▶ Exercise:
Without the pictures, extract every line from the start of the material to the line containing "import seaborn as sns", both ends included.

▶ Data excerpt:
::::::::::

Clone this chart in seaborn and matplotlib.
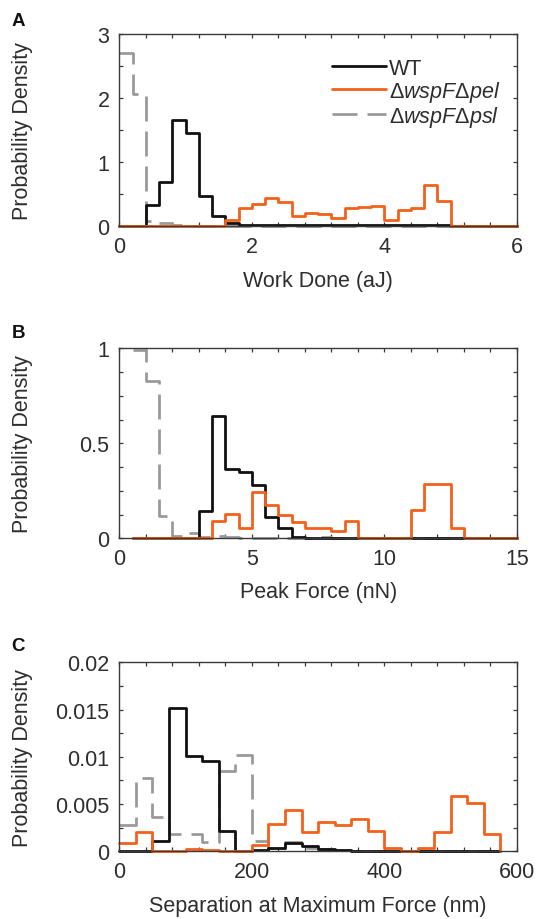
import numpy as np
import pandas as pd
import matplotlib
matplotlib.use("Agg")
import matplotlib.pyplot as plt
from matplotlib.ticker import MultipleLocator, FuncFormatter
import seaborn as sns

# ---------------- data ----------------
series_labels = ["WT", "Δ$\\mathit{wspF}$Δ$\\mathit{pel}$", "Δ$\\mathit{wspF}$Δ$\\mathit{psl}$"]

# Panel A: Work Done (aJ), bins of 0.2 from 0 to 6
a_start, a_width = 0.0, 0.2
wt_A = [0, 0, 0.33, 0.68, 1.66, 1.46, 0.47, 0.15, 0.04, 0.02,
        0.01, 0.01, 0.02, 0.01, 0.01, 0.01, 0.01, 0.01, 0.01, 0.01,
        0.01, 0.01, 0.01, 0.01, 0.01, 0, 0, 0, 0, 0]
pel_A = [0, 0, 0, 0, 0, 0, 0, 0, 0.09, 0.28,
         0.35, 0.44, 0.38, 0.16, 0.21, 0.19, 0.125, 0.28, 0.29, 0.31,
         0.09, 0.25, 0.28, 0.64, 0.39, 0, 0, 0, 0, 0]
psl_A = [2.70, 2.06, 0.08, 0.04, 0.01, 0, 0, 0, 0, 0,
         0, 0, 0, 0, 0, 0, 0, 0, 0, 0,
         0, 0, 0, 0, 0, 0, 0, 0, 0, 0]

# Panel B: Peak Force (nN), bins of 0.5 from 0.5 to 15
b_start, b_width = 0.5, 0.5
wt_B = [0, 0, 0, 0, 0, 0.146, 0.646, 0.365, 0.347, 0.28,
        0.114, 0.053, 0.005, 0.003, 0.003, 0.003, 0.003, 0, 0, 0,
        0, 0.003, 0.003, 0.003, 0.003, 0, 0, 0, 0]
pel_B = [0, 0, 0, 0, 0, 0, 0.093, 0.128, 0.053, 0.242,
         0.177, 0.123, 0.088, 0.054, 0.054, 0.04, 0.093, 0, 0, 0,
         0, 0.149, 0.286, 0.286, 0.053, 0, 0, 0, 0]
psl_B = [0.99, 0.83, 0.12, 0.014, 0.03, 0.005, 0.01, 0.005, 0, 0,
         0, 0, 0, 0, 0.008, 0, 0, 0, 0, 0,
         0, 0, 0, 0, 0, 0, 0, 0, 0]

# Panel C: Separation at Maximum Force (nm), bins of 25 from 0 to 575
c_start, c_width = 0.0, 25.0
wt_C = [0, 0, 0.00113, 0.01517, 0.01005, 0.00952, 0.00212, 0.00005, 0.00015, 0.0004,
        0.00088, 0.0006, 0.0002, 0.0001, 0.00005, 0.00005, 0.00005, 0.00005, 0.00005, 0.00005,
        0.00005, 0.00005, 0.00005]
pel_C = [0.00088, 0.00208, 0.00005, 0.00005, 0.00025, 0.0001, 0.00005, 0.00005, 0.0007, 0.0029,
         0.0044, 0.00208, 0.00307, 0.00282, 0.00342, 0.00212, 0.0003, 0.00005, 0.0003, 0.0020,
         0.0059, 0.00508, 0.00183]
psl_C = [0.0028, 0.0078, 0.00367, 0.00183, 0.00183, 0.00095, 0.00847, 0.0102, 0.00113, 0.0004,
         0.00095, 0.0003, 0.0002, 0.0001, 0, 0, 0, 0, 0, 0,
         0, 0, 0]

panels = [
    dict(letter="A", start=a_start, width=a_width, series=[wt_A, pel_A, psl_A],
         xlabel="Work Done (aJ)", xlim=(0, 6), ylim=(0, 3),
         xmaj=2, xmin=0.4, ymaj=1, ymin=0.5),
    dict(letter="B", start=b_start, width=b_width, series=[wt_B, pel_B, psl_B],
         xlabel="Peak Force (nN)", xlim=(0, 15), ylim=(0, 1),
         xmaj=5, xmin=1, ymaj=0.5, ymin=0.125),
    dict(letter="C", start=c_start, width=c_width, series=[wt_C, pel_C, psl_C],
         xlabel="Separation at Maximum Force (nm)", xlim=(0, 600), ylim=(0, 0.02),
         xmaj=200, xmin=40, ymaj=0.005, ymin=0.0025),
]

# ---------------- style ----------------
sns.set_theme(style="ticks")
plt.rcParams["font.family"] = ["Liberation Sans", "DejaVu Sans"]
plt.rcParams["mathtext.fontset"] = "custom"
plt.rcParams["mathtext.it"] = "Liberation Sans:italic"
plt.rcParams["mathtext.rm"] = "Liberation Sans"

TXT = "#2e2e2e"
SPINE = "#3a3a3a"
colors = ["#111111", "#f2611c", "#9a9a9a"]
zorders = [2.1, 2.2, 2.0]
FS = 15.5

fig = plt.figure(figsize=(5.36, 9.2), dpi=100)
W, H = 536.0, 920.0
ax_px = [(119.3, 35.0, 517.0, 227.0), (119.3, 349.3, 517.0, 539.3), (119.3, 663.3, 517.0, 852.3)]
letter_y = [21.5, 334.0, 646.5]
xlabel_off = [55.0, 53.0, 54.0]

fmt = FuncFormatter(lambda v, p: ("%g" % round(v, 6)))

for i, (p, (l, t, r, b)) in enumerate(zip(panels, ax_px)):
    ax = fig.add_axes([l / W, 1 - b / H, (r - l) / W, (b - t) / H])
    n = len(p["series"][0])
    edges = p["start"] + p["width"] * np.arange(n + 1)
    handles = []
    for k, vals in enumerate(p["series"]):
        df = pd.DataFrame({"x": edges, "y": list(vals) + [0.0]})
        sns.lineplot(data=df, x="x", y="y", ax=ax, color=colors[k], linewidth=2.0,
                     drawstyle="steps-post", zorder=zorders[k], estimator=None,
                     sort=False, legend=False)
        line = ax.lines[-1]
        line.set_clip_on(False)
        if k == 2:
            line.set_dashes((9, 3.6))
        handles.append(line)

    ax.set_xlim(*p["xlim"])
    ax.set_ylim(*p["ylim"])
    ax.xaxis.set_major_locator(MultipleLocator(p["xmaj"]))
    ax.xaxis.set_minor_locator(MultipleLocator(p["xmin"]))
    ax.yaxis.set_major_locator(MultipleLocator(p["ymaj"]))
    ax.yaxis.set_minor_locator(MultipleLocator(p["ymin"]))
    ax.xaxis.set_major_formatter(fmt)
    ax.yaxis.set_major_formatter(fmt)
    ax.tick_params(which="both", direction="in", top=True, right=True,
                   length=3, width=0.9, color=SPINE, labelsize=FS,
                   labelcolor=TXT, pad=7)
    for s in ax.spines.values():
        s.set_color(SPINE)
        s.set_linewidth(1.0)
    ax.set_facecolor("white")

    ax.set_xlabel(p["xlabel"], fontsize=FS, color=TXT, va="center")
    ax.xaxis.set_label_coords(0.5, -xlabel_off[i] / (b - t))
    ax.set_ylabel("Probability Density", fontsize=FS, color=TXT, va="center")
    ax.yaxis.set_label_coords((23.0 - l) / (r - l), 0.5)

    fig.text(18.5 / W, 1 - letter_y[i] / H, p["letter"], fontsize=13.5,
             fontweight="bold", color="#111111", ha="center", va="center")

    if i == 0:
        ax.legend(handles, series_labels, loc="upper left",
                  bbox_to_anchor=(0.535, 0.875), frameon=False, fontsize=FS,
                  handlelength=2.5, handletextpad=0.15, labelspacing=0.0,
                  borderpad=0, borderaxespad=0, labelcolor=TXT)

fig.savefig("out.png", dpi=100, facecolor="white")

::::::::::

▶ Response to the exercise:
Clone this chart in seaborn and matplotlib.
import numpy as np
import pandas as pd
import matplotlib
matplotlib.use("Agg")
import matplotlib.pyplot as plt
from matplotlib.ticker import MultipleLocator, FuncFormatter
import seaborn as sns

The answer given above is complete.